When going out I figure the checklist goes like this "wallet, cellphone, keys, pepper spray(for non-lethal options when first resort to lethal force might look sketchy), snub-nose .357 magnum for the pocket, and if I'm wearinga long shirt over my jeans like a denim button shirt then it's my P90 for a IWB holster. All of this now seemingly natural to me. When I told an acquaintance of mine at the gym of this whom is a recent first time gun owner(he blames me for it, LOL, he's forty-four with a wife and three kids) and is from Conneticut originally he gave me a strange look like I just stepped off a spaceship. But a nice Scot at my gym whom does the whole Highlands games(or did at least) who is a beast of man, told me he chose to live in Florida over New York between the two jobs he had to choose from when immigrating, because he could "finally own a gun."
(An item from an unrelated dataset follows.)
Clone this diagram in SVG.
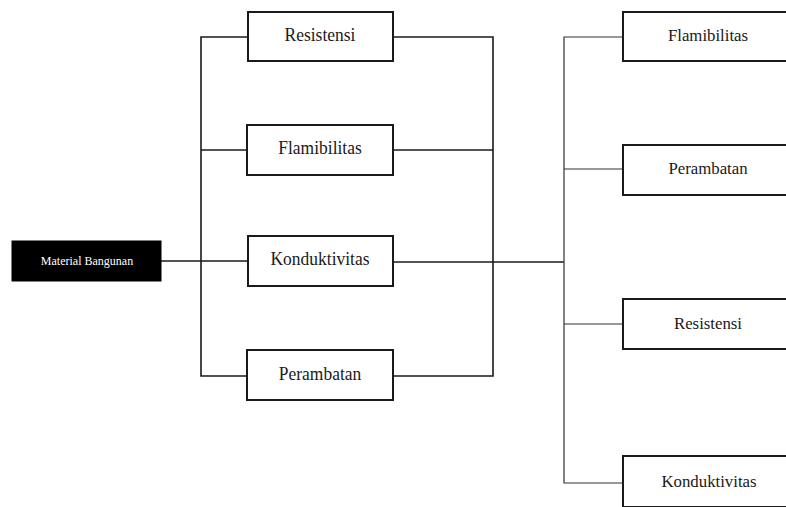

I believe gun ownership, or at the very least the uninfringed right to ownership(no one should be forced to own a gun against their will at time as I see it) and civil use, is a key and defining part of the American identity. The government doesn't define me as an American, my values do. The value before mentioned of gun ownership is a linchpin of American identity in my perception and unwaivering opinion, without it the American identity dies and becomes something alien like Fascist, Nazi, Commie(Communist), and the government that destroys it is no longer an 'American' government but something the founding father's did not intend and as such not American. And I have only pledged my loyalty to the United States of America from a young child capable of speech and understanding.
So I wonder, a question to my fellow southernners, and to my Northern contemporaries (by Northern I refer primarily to the northeast), what perspectives do you hold on firearms ownership, are you perspectives alien to your fellow northernners. Now to those in the Midwest (i.e. Montanna) I realize our values are generally not too different and we tend to overlap but what of you?